● What is asked: Begin with the first line and repeat exactly through the line containing "const seriesNames = ['Olaparib', 'Physician\u2019s"; leave every image out.
:: Supplied material ::
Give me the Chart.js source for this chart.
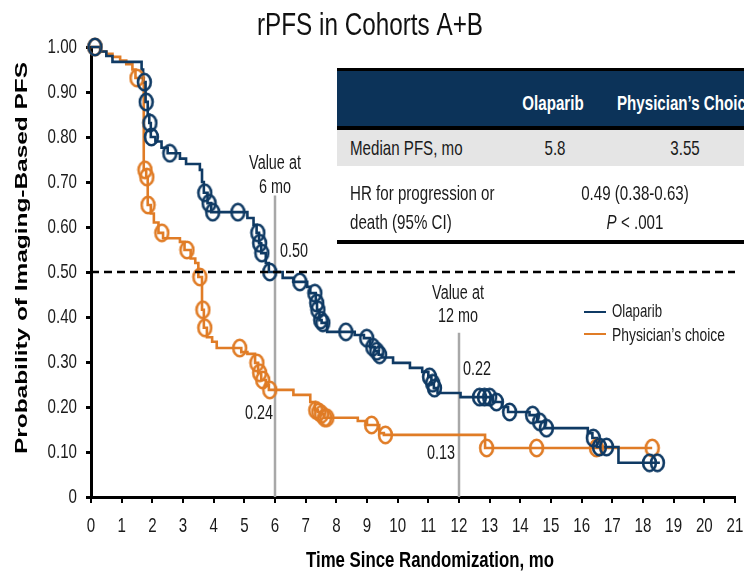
<!DOCTYPE html>
<html><head><meta charset="utf-8">
<script src="https://cdn.jsdelivr.net/npm/chart.js@4.4.1/dist/chart.umd.min.js"></script>
<style>
html,body{margin:0;padding:0;background:#fff;overflow:hidden;width:744px;height:576px;}
#wrap{position:relative;width:744px;height:576px;overflow:hidden;}
#c{position:absolute;left:0;top:0;}
.bar{position:absolute;left:337px;width:420px;}
.t{position:absolute;white-space:nowrap;font-family:"Liberation Sans",Arial,sans-serif;font-size:21px;color:#1a1a1a;line-height:22px;}
.c{transform:translate(-50%,-50%) scaleX(0.72);transform-origin:50% 50%;}
.l{transform:translate(0,-50%) scaleX(0.72);transform-origin:0 50%;}
.h{color:#fff;font-weight:bold;font-size:21px;}
</style></head>
<body><div id="wrap">
<canvas id="c" width="744" height="576"></canvas>
<div class="bar" style="top:68px;height:3px;background:#000"></div>
<div class="bar" style="top:71px;height:55px;background:#0c3359"></div>
<div class="bar" style="top:126px;height:4px;background:#000"></div>
<div class="bar" style="top:130px;height:36px;background:#e5e5e5"></div>
<div class="bar" style="top:240px;height:4px;background:#000"></div>
<div id="tbltext"></div>
</div>
<script>
// ---------- DATA ----------
const xTickLabels = ['0','1','2','3','4','5','6','7','8','9','10','11','12','13','14','15','16','17','18','19','20','21'];
const yTickLabels = ['0','0.10','0.20','0.30','0.40','0.50','0.60','0.70','0.80','0.90','1.00'];

const seriesNames = ['Olaparib', 'Physician\u2019s choice'];

// Olaparib KM steps (month, survival after step)
const olaparibTime = [0,0.3,0.5,0.7,1.65,1.7,1.78,1.85,1.9,1.95,2.1,2.3,2.5,2.9,3.1,3.55,3.62,3.68,3.8,3.92,5.1,5.3,5.4,5.48,5.55,5.7,5.8,6.25,6.6,7.05,7.15,7.33,7.37,7.45,7.52,7.7,8.6,8.9,9.1,9.25,9.38,9.5,9.85,10.4,10.8,11.0,11.1,11.18,11.3,12.05,13.1,13.4,13.6,14.3,14.55,14.8,16.2,16.35,16.5,17.2,18.55];
const olaparibSurv = [1.0,0.99,0.98,0.967,0.95,0.922,0.878,0.85,0.831,0.80,0.79,0.776,0.764,0.752,0.74,0.727,0.70,0.676,0.653,0.633,0.62,0.605,0.587,0.564,0.542,0.52,0.50,0.487,0.478,0.467,0.453,0.431,0.416,0.393,0.387,0.367,0.36,0.353,0.333,0.324,0.316,0.31,0.298,0.287,0.278,0.267,0.253,0.242,0.231,0.222,0.211,0.2,0.189,0.182,0.167,0.153,0.142,0.131,0.111,0.076,0.076];
const olaparibCensorTime = [0.13,1.74,1.8,1.92,1.97,2.57,3.71,3.85,3.97,4.79,5.44,5.5,5.57,5.83,6.81,7.3,7.36,7.4,7.49,7.56,8.31,8.99,9.19,9.32,9.41,11.04,11.14,11.2,12.67,12.83,13.0,13.22,13.65,14.4,14.63,14.85,16.38,16.58,16.81,18.21,18.47];
const olaparibCensorSurv = [1.0,0.922,0.878,0.831,0.80,0.764,0.676,0.653,0.633,0.633,0.587,0.564,0.542,0.50,0.478,0.453,0.431,0.416,0.393,0.387,0.367,0.353,0.333,0.324,0.316,0.267,0.253,0.242,0.222,0.222,0.222,0.211,0.189,0.182,0.167,0.153,0.131,0.111,0.111,0.076,0.076];

// Physician's choice KM steps
const physTime = [0,0.3,0.5,0.7,0.95,1.15,1.35,1.45,1.72,1.8,1.85,1.95,2.05,2.2,2.35,2.9,3.05,3.25,3.4,3.5,3.62,3.68,3.78,3.95,4.1,4.9,5.1,5.35,5.45,5.55,5.7,5.8,6.6,7.15,7.3,7.4,7.5,7.6,8.7,9.0,9.4,9.55,12.85,18.3];
const physSurv = [1.0,0.99,0.985,0.978,0.97,0.962,0.95,0.931,0.727,0.711,0.649,0.63,0.61,0.587,0.575,0.567,0.549,0.53,0.52,0.489,0.416,0.376,0.355,0.345,0.331,0.322,0.318,0.298,0.276,0.26,0.248,0.238,0.227,0.211,0.193,0.189,0.184,0.176,0.169,0.16,0.142,0.138,0.109,0.109];
const physCensorTime = [0.13,1.5,1.76,1.82,1.86,2.31,3.13,3.55,3.65,3.71,4.85,5.41,5.5,5.6,5.83,7.33,7.43,7.52,7.62,7.69,9.15,9.6,12.9,14.53,16.48,18.3];
const physCensorSurv = [1.0,0.931,0.727,0.711,0.649,0.587,0.549,0.489,0.416,0.376,0.331,0.298,0.276,0.26,0.238,0.193,0.189,0.184,0.176,0.176,0.16,0.138,0.109,0.109,0.109,0.109];

const medianLine = 0.50;
const milestoneMonths = [6, 12];
const milestoneOlaparib = ['0.50', '0.22'];
const milestonePhys = ['0.24', '0.13'];

const tableHeader = ['', 'Olaparib', 'Physician\u2019s Choice'];
const tableMedian = ['Median PFS, mo', '5.8', '3.55'];
const tableHR = ['HR for progression or', 'death (95% CI)', '0.49 (0.38-0.63)', '.001'];

// ---------- STYLE ----------
const NAVY = '#0f3a64', ORANGE = '#e07c26', GRAY = '#a8a8a8';
const FONT = '"Liberation Sans",Arial,sans-serif';
const SX = 0.72; // horizontal condensing of the (narrow-looking) typeface

// table text (HTML)
(function(){
  const T = document.getElementById('tbltext');
  function add(txt, x, y, cls){
    const d = document.createElement('div');
    d.className = 't ' + cls; d.style.left = x + 'px'; d.style.top = y + 'px';
    d.innerHTML = txt; T.appendChild(d);
  }
  add(tableHeader[1], 553, 103, 'c h');
  add(tableHeader[2], 617, 103, 'l h');
  add(tableMedian[0], 350, 148, 'l');
  add(tableMedian[1], 555, 148, 'c');
  add(tableMedian[2], 685, 148, 'c');
  add(tableHR[0], 350, 193, 'l');
  add(tableHR[1], 350, 222, 'l');
  add(tableHR[2], 635, 193, 'c');
  add('<i>P</i> &lt; ' + tableHR[3], 635, 222, 'c');
})();

// condensed text rendering on the chart canvas
const canvas = document.getElementById('c');
const ctx0 = canvas.getContext('2d');
const rawFill = ctx0.fillText.bind(ctx0);
ctx0.fillText = function(t, x, y){
  this.save(); this.translate(x, y); this.scale(SX, 1); rawFill(t, 0, 0); this.restore();
};

function ring(color){
  const c = document.createElement('canvas'); c.width = 17; c.height = 20;
  const g = c.getContext('2d'); g.strokeStyle = color; g.lineWidth = 2.6;
  g.beginPath(); g.ellipse(8.5, 10, 6.4, 8.2, 0, 0, Math.PI*2); g.stroke();
  return c;
}
const pts = (xs, ys) => xs.map((t,i)=>({x:t, y:ys[i]}));

function drawText(ctx, txt, x, y, font, align, targetW, color){
  ctx.save();
  ctx.font = font; ctx.fillStyle = color || '#1a1a1a';
  ctx.textBaseline = 'middle'; ctx.textAlign = align || 'center';
  const sx = targetW ? targetW / ctx.measureText(txt).width : SX;
  ctx.translate(x, y); ctx.scale(sx, 1);
  rawFill(txt, 0, 0);
  ctx.restore();
}

const textPlugin = {
  id: 'texts',
  afterDraw(chart){
    const ctx = chart.ctx, xs = chart.scales.x;
    drawText(ctx, 'rPFS in Cohorts A+B', 370, 26, '32px ' + FONT, 'center', 226, '#111');
    drawText(ctx, 'Time Since Randomization, mo', 430, 561, 'bold 22px ' + FONT, 'center', 248, '#000');
    ctx.save();
    ctx.translate(22, 258); ctx.rotate(-Math.PI/2);
    drawText(ctx, 'Probability of Imaging-Based PFS', 0, 0, 'bold 17px ' + FONT, 'center', 392, '#000');
    ctx.restore();
    const x6 = xs.getPixelForValue(milestoneMonths[0]);
    const x12 = xs.getPixelForValue(milestoneMonths[1]);
    const f = '20px ' + FONT;
    drawText(ctx, 'Value at', x6, 163, f, 'center');
    drawText(ctx, '6 mo', x6, 187, f, 'center');
    drawText(ctx, 'Value at', x12 - 1, 293, f, 'center');
    drawText(ctx, '12 mo', x12 - 1, 316, f, 'center');
    drawText(ctx, milestoneOlaparib[0], x6 + 5, 251, f, 'left');
    drawText(ctx, milestonePhys[0], x6 - 2, 413, f, 'right');
    drawText(ctx, milestoneOlaparib[1], x12 + 4, 369, f, 'left');
    drawText(ctx, milestonePhys[1], x12 - 4, 453, f, 'right');
    ctx.save(); ctx.lineWidth = 2;
    ctx.strokeStyle = NAVY; ctx.beginPath(); ctx.moveTo(584, 312); ctx.lineTo(606, 312); ctx.stroke();
    ctx.strokeStyle = ORANGE; ctx.beginPath(); ctx.moveTo(584, 334); ctx.lineTo(606, 334); ctx.stroke();
    ctx.restore();
    drawText(ctx, seriesNames[0], 612, 312, '18px ' + FONT, 'left', 50);
    drawText(ctx, seriesNames[1], 612, 336, '18px ' + FONT, 'left', 113);
  }
};

const tickFont = {family: FONT, size: 21};

new Chart(canvas, {
  type: 'line',
  data: {
    datasets: [
      {label:'m6', data: [{x:milestoneMonths[0], y:0}, {x:milestoneMonths[0], y:0.67}], borderColor: GRAY, borderWidth: 2.5, pointRadius: 0, order: 10},
      {label:'m12', data: [{x:milestoneMonths[1], y:0}, {x:milestoneMonths[1], y:0.365}], borderColor: GRAY, borderWidth: 2.5, pointRadius: 0, order: 10},
      {label: seriesNames[1], data: pts(physTime, physSurv), stepped: true, borderColor: ORANGE, borderWidth: 2.6, pointRadius: 0, clip: false, order: 6},
      {label: seriesNames[0], data: pts(olaparibTime, olaparibSurv), stepped: true, borderColor: NAVY, borderWidth: 2.6, pointRadius: 0, clip: false, order: 5},
      {label: 'pc-c', data: pts(physCensorTime, physCensorSurv), showLine: false, pointStyle: ring(ORANGE), pointRadius: 8, clip: false, order: 4},
      {label: 'ol-c', data: pts(olaparibCensorTime, olaparibCensorSurv), showLine: false, pointStyle: ring(NAVY), pointRadius: 8, clip: false, order: 3},
      {label:'median', data: [{x:0, y:medianLine}, {x:21, y:medianLine}], borderColor: '#000', borderWidth: 2.5, borderDash: [8,5], pointRadius: 0, order: 1}
    ]
  },
  options: {
    responsive: false, animation: false, devicePixelRatio: 1,
    layout: {padding: {top: 47, right: 8, left: 0, bottom: 0}},
    plugins: {legend: {display: false}, tooltip: {enabled: false}, title: {display: false}},
    scales: {
      x: {
        type: 'linear', min: 0, max: 21,
        afterFit(s){ s.height = 79; s.paddingLeft = 0; s.paddingRight = 0; },
        ticks: {stepSize: 1, autoSkip: false, maxRotation: 0, font: tickFont, color: '#1a1a1a', padding: 11,
                callback: (v) => xTickLabels[Math.round(v)]},
        grid: {drawOnChartArea: false, drawTicks: true, tickLength: 6, color: '#000', lineWidth: 2},
        border: {display: true, color: '#000', width: 3}
      },
      y: {
        min: 0, max: 1,
        afterFit(s){ s.width = 91; s.paddingTop = 0; s.paddingBottom = 0; },
        ticks: {stepSize: 0.1, font: tickFont, color: '#1a1a1a', padding: 9,
                callback: (v) => yTickLabels[Math.round(v*10)]},
        grid: {drawOnChartArea: false, drawTicks: true, tickLength: 5, color: '#000', lineWidth: 3},
        border: {display: true, color: '#000', width: 3}
      }
    }
  },
  plugins: [textPlugin]
});
</script>
</body></html>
:::
● The response:
Give me the Chart.js source for this chart.
<!DOCTYPE html>
<html><head><meta charset="utf-8">
<script src="https://cdn.jsdelivr.net/npm/chart.js@4.4.1/dist/chart.umd.min.js"></script>
<style>
html,body{margin:0;padding:0;background:#fff;overflow:hidden;width:744px;height:576px;}
#wrap{position:relative;width:744px;height:576px;overflow:hidden;}
#c{position:absolute;left:0;top:0;}
.bar{position:absolute;left:337px;width:420px;}
.t{position:absolute;white-space:nowrap;font-family:"Liberation Sans",Arial,sans-serif;font-size:21px;color:#1a1a1a;line-height:22px;}
.c{transform:translate(-50%,-50%) scaleX(0.72);transform-origin:50% 50%;}
.l{transform:translate(0,-50%) scaleX(0.72);transform-origin:0 50%;}
.h{color:#fff;font-weight:bold;font-size:21px;}
</style></head>
<body><div id="wrap">
<canvas id="c" width="744" height="576"></canvas>
<div class="bar" style="top:68px;height:3px;background:#000"></div>
<div class="bar" style="top:71px;height:55px;background:#0c3359"></div>
<div class="bar" style="top:126px;height:4px;background:#000"></div>
<div class="bar" style="top:130px;height:36px;background:#e5e5e5"></div>
<div class="bar" style="top:240px;height:4px;background:#000"></div>
<div id="tbltext"></div>
</div>
<script>
// ---------- DATA ----------
const xTickLabels = ['0','1','2','3','4','5','6','7','8','9','10','11','12','13','14','15','16','17','18','19','20','21'];
const yTickLabels = ['0','0.10','0.20','0.30','0.40','0.50','0.60','0.70','0.80','0.90','1.00'];

const seriesNames = ['Olaparib', 'Physician\u2019s choice'];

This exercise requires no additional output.